For Charbonnet spirituality is deeply intertwined in her roots. The New Orleans native spent much time in communion with her family under the roof of the Charbonnet-Labat-Glapion Funeral Home, one of the oldest Black owned funeral homes in the country.
“My father worked in the Charbonnet funeral home and I grew up in the funeral home business here,” she said. “I have to say yes, that did mold me to really be aware of what entrepreneurship is and what it takes to be an entrepreneur and what it means to work in the community and be a company that serves.”
But Charbonnet’s path to her successful business actually began in a totally different spectrum. Her creative journey morphed from visual art to film and journalism. She says her biggest inspiration is her mother who died when she was seven years old.
Before she died, she created DeChar Creations, becoming a first time business owner at 47-years-old. GeChar Inc. is a tribute to her mother’s legacy.
This year’s Empowerment Experience is a culmination of planning which takes place 10 months in advance. A team mentality is what keeps Charbonnet grounded during the days of the festival which can turn easily morph into a grueling 12-16 hour work day.

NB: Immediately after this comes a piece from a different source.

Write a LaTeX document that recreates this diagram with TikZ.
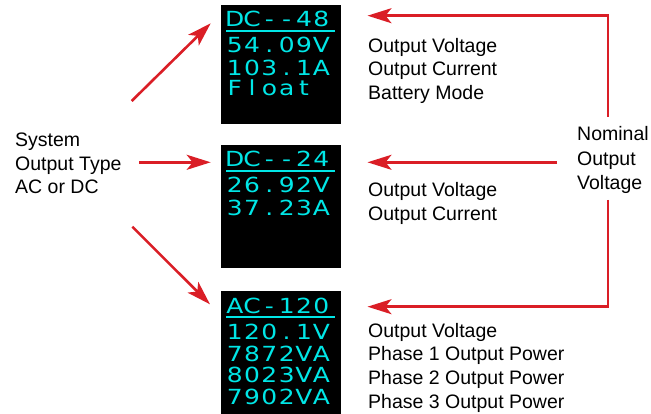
\documentclass[tikz,border=0pt]{standalone}
\usepackage{fontspec}
\setmainfont{Liberation Sans}
\newfontfamily\oledfont[FakeStretch=1.2]{DejaVu Sans}
\usetikzlibrary{arrows.meta}
\definecolor{arrowred}{RGB}{218,30,38}
\definecolor{oledcyan}{RGB}{0,230,230}
\newcommand\oledtext[1]{\oledA#1\relax}
\def\oledA#1{\ifx#1\relax\else\makebox[17.3pt][c]{#1}\expandafter\oledA\fi}
\begin{document}
\begin{tikzpicture}[x=1pt,y=-1pt,
  screen/.style={fill=black, draw=none, inner sep=0, outer sep=0, anchor=north west, minimum width=120pt},
  oled/.style={inner sep=0, anchor=base west, text=oledcyan, font=\oledfont\fontsize{20.8}{24}\selectfont},
  uline/.style={draw=oledcyan, line width=1.5pt},
  txt/.style={inner sep=0, anchor=base west, align=left, font=\fontsize{19.5}{23.8}\selectfont},
  redarrow/.style={draw=arrowred, line width=2.6pt, line join=miter, -{Stealth[length=24pt,width=15pt,inset=6pt]}}]
\useasboundingbox (0,0) rectangle (651,414);

% screens
\node[screen, minimum height=119pt] (scr1) at (221,5) {};
\node[screen, minimum height=123pt] (scr2) at (221,145) {};
\node[screen, minimum height=123pt] (scr3) at (221,291) {};

% screen 1
\node[oled] (s1a) at (226,27) {\oledtext{DC--48}};
\draw[uline] (226,31) -- (335,31);
\node[oled] (s1b) at (226,53) {\oledtext{54.09V}};
\node[oled] (s1c) at (226,75.5) {\oledtext{103.1A}};
\node[oled] (s1d) at (226,96) {\oledtext{Float}};

% screen 2
\node[oled] (s2a) at (226,167) {\oledtext{DC--24}};
\draw[uline] (226,171) -- (335,171);
\node[oled] (s2b) at (226,193) {\oledtext{26.92V}};
\node[oled] (s2c) at (226,215.5) {\oledtext{37.23A}};

% screen 3
\node[oled] (s3a) at (226,313) {\oledtext{AC-120}};
\draw[uline] (226,317) -- (335,317);
\node[oled] (s3b) at (226,339) {\oledtext{120.1V}};
\node[oled] (s3c) at (226,361) {\oledtext{7872VA}};
\node[oled] (s3d) at (226,382.5) {\oledtext{8023VA}};
\node[oled] (s3e) at (226,404) {\oledtext{7902VA}};

% labels (anchor = baseline of last line)
\node[txt, font=\fontsize{19.5}{23.4}\selectfont] (systype) at (15,193.5) {System\\Output Type\\AC or DC};
\node[txt, font=\fontsize{19.5}{24.8}\selectfont] (nominal) at (577,190) {Nominal\\Output\\Voltage};
\node[txt] (g1) at (368,99.8) {Output Voltage\\Output Current\\Battery Mode};
\node[txt] (g2) at (368,220.8) {Output Voltage\\Output Current};
\node[txt] (g3) at (368,408.4) {Output Voltage\\Phase 1 Output Power\\Phase 2 Output Power\\Phase 3 Output Power};

% arrow endpoints
\coordinate (l1s) at (131.7,101);
\coordinate (l1e) at (210.7,23.3);
\coordinate (l2s) at (139,162.3);
\coordinate (l2e) at (210.7,162.3);
\coordinate (l3s) at (132.3,226.7);
\coordinate (l3e) at (210,304.3);
\coordinate (nTop) at (608,117);
\coordinate (a1e) at (367.5,15.7);
\coordinate (nMid) at (557,162.3);
\coordinate (a2e) at (367.5,162.3);
\coordinate (nBot) at (608,200);
\coordinate (a3e) at (367.5,306.7);

\draw[redarrow] (l1s) -- (l1e);
\draw[redarrow] (l2s) -- (l2e);
\draw[redarrow] (l3s) -- (l3e);
\draw[redarrow] (nTop) |- (a1e);
\draw[redarrow] (nMid) -- (a2e);
\draw[redarrow] (nBot) |- (a3e);
\end{tikzpicture}
\end{document}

“You have to leave your ego at the door. There’s no ego here. It’s really about–we’re a team making it work. And that’s the most important thing,” she said.
Even though the work days can be long, Charbonnet said she plans to take it all in and is looking forward to a few special guests, especially Lena Waithe.
“Who she is as a person and what she represents to so many people and the space she’s occupying right now is incredible. I’m excited, the work she’s doing and how outspoken she is, I’m excited!” Charbonnet said.
As far as any advice on how to navigate the festival grounds and still maintain your fly, Charbonnet said she has some pointers. She recommends festival goers bring two pairs of sneakers and watermelon water to keep yourself hydrated, but there’s one more important piece to the fashion puzzle.
“I think every girl should have a fly ass hat to put on!” Charbonnet said.